Meno nota è la storia medievale. Acerra appartenne al ducato di Napoli fino ai tempi del console e duca Bono (826?), quando, per breve tempo, i Longobardi se ne impadronirono. Passò poi di nuovo a Napoli, ma subì spesso in quel secolo devastazioni e saccheggi dai Longobardi. La prima notizia dei suoi vescovi e della sua diocesi rimonta alla seconda metà del sec. XI; e probabilmente essi sono in rapporto con la creazione della contea normanna, governata prima dai de Argentiis, poi dai de Acerris, infine dai de Medania.

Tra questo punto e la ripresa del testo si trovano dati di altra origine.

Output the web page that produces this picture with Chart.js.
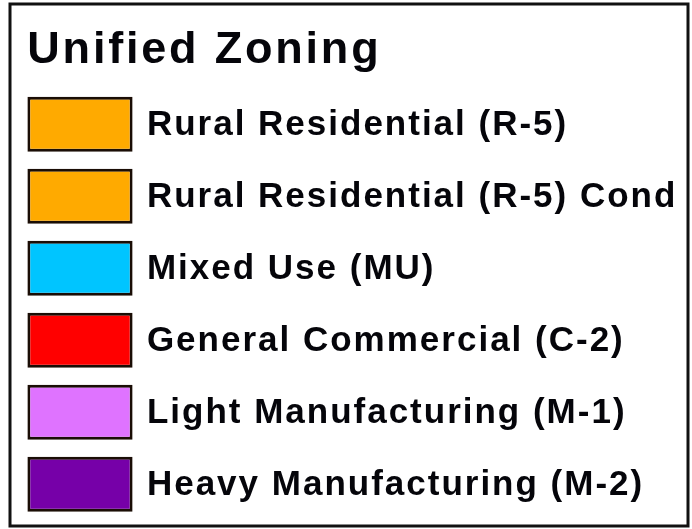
<!DOCTYPE html>
<html>
<head>
<meta charset="utf-8">
<script src="https://cdn.jsdelivr.net/npm/chart.js@4/dist/chart.umd.min.js"></script>
<style>
  html, body { margin: 0; padding: 0; background: #fff; }
  #wrap { width: 692px; height: 529px; position: relative; }
</style>
</head>
<body>
<div id="wrap"><canvas id="c" width="692" height="529"></canvas></div>
<script>
// ---- data ----
const titleText = 'Unified Zoning';
const categories = [
  'Rural Residential (R-5)',
  'Rural Residential (R-5) Cond',
  'Mixed Use (MU)',
  'General Commercial (C-2)',
  'Light Manufacturing (M-1)',
  'Heavy Manufacturing (M-2)'
];
const swatchValues = [1, 1, 1, 1, 1, 1];
const swatchColors = ['#FFAA00', '#FFAA00', '#00C5FF', '#FF0000', '#DF73FF', '#7600A8'];
const swatchBorder = '#1a0d05';

// ---- plugins (frame + letter spacing) ----
const spacingPlugin = {
  id: 'spacing',
  beforeDraw(chart) {
    chart.ctx.letterSpacing = '2.8px';   // title
  },
  afterDatasetsDraw(chart) {
    chart.ctx.letterSpacing = '2px';     // category labels
  },
  afterDraw(chart) {
    const ctx = chart.ctx;
    ctx.save();
    ctx.letterSpacing = '0px';
    ctx.strokeStyle = '#111';
    ctx.lineWidth = 3;
    ctx.strokeRect(10, 4, 678, 522);
    ctx.restore();
  }
};

new Chart(document.getElementById('c'), {
  type: 'bar',
  data: {
    labels: categories,
    datasets: [{
      data: swatchValues,
      backgroundColor: swatchColors,
      borderColor: swatchBorder,
      borderWidth: 3,
      borderSkipped: false,
      categoryPercentage: 1,
      barPercentage: 55 / 72
    }]
  },
  options: {
    indexAxis: 'y',
    responsive: false,
    animation: false,
    devicePixelRatio: 1,
    layout: { padding: { left: 27.3, right: 0, top: 0, bottom: 8.8 } },
    plugins: {
      legend: { display: false },
      tooltip: { enabled: false },
      title: {
        display: true,
        text: titleText,
        align: 'start',
        color: '#05050a',
        font: { family: '"Liberation Sans", Arial, sans-serif', size: 45, weight: 'bold', lineHeight: 1 },
        padding: { top: 27.6, bottom: 15.6 }
      }
    },
    scales: {
      x: { display: false, min: 0, max: 1 },
      y: {
        position: 'right',
        grid: { display: false, drawTicks: false },
        border: { display: false },
        ticks: {
          z: 1,
          color: '#05050a',
          padding: 14.2,
          labelOffset: 1,
          font: { family: '"Liberation Sans", Arial, sans-serif', size: 35, weight: 'bold' }
        },
        afterFit(scale) {
          scale.width = 692 - 132.7;
          scale.paddingTop = 0;
          scale.paddingBottom = 0;
        }
      }
    }
  },
  plugins: [spacingPlugin]
});
</script>
</body>
</html>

I suoi conti parteciparono attivamente alle vicende politiche di quel periodo. La contea sopravvisse alla conquista di Ruggero II e si mantenne fedele ai re di Sicilia. Dopo un breve periodo di dominazione del tedesco Diopoldo (1192-1218), Acerra passò in feudo ai conti di Aquino, i quali la possedettero fino agli ultimi anni del sec. XIII. Cadde, quindi, sotto la diretta signoria degli Angioini, che la concessero ora a membri della propria famiglia, ora ad altri nobili del Regno. Per la sua fedeltà alla casa ed al partito angioino, soffrì l'assedio di Alfonso d'Aragona (1421), che tuttavia non riuscì ad espugnarla, per la strenua difesa fattane dal capitano Santo Parente, stipendiato dallo Sforza. Risalgono a quel tempo le Consuetudini acerrane, notevoli per le norme relative ai rapporti collettivi fra i cittadini e i feudatarî locali. Nel 1480, sospettata di complicità nella congiura dei Baroni e cinta d'assedio da re Ferdinando I, Acerra fu costretta a capitolare e ad arrendersi alle truppe regie. Verso gli ultimi anni del sec. XV, fu venduta come feudo da Federico d'Aragona a Ferdinando de Cardenas, alla cui famiglia restò fino al 1806.
La città risorse in epoca moderna con la bonifica del Clanis (Regi Lagni) effettuata sotto Filippo III dal vicere conte di Lemos.
Bibl.: Chr. Hülsen, in Pauly-Wissowa, Real-Encycl. d. class. Altertumswiss., I, col. 154; E. De Ruggiero, Dizion. epigr., s. v.; J. Beloch, Campanien, 2ª ed., Breslavia 1890, p. 382; E. Ciaceri, Storia della Magna Grecia, I, Milano - Roma 1924, p. 380 seg.; L. Giustiniano, Dizionario geogr. ragionato del Regno di Napoli, I, Napoli 1797, pp. 35-45; A. Giordano, Cenno sullo stato antico e moderno di Acerra, Napoli 1838; G. Caporale, Dell'aria, dell'acqua e di alcuni monumenti acerrani, Napoli 1856; id., Memorie storico-diplomatiche della città di Acerra e dei conti che la tennero in feudo, Napoli 1889-90; id., Ricerche archeologiche, topografiche e biografiche della diocesi di Acerra, Napoli 1892-93.